In a UV curing system, multiple modules can be arranged in an array to cover a larger area. Each module is attached to a water-cooled or finned heat sink. A constant-current LED driver with over-voltage protection supplies 6.6 A per module. The modules are positioned at a distance of 20-50 mm from the substrate to achieve the required irradiance (W/cm²). A reflector may be added to concentrate the light. The system can cure UV inks or adhesives in seconds.

10. Principle of UV LED Operation

UV LEDs are semiconductor devices that convert electrical energy into ultraviolet light via electroluminescence. When forward biased, electrons and holes recombine in the active region (typically AlGaN or InGaN quantum wells), emitting photons with energy corresponding to the bandgap. The wavelength is determined by the indium or aluminum concentration. The copper substrate efficiently conducts heat away from the junction, maintaining low thermal resistance and stable output.

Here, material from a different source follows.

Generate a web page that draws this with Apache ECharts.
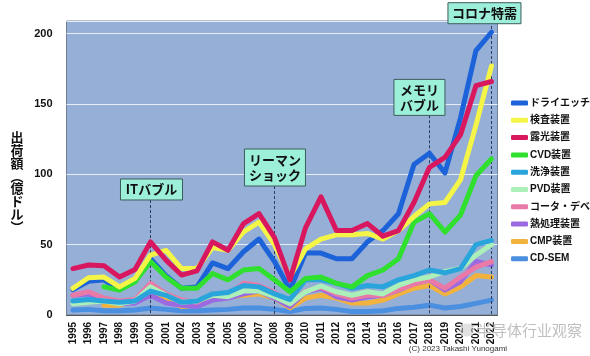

11. Technology Development Trends

UV LED technology continues to advance toward higher wall-plug efficiency (WPE) and longer lifetimes. Current state-of-the-art modules achieve WPE > 50% at 405 nm. New substrate materials (e.g., AlN) and improved epitaxial designs are pushing output power beyond 100 W per module while reducing cost. The market is gradually replacing traditional mercury lamps due to the advantages of instant on/off, no warm-up time, environmental friendliness, and compact system design.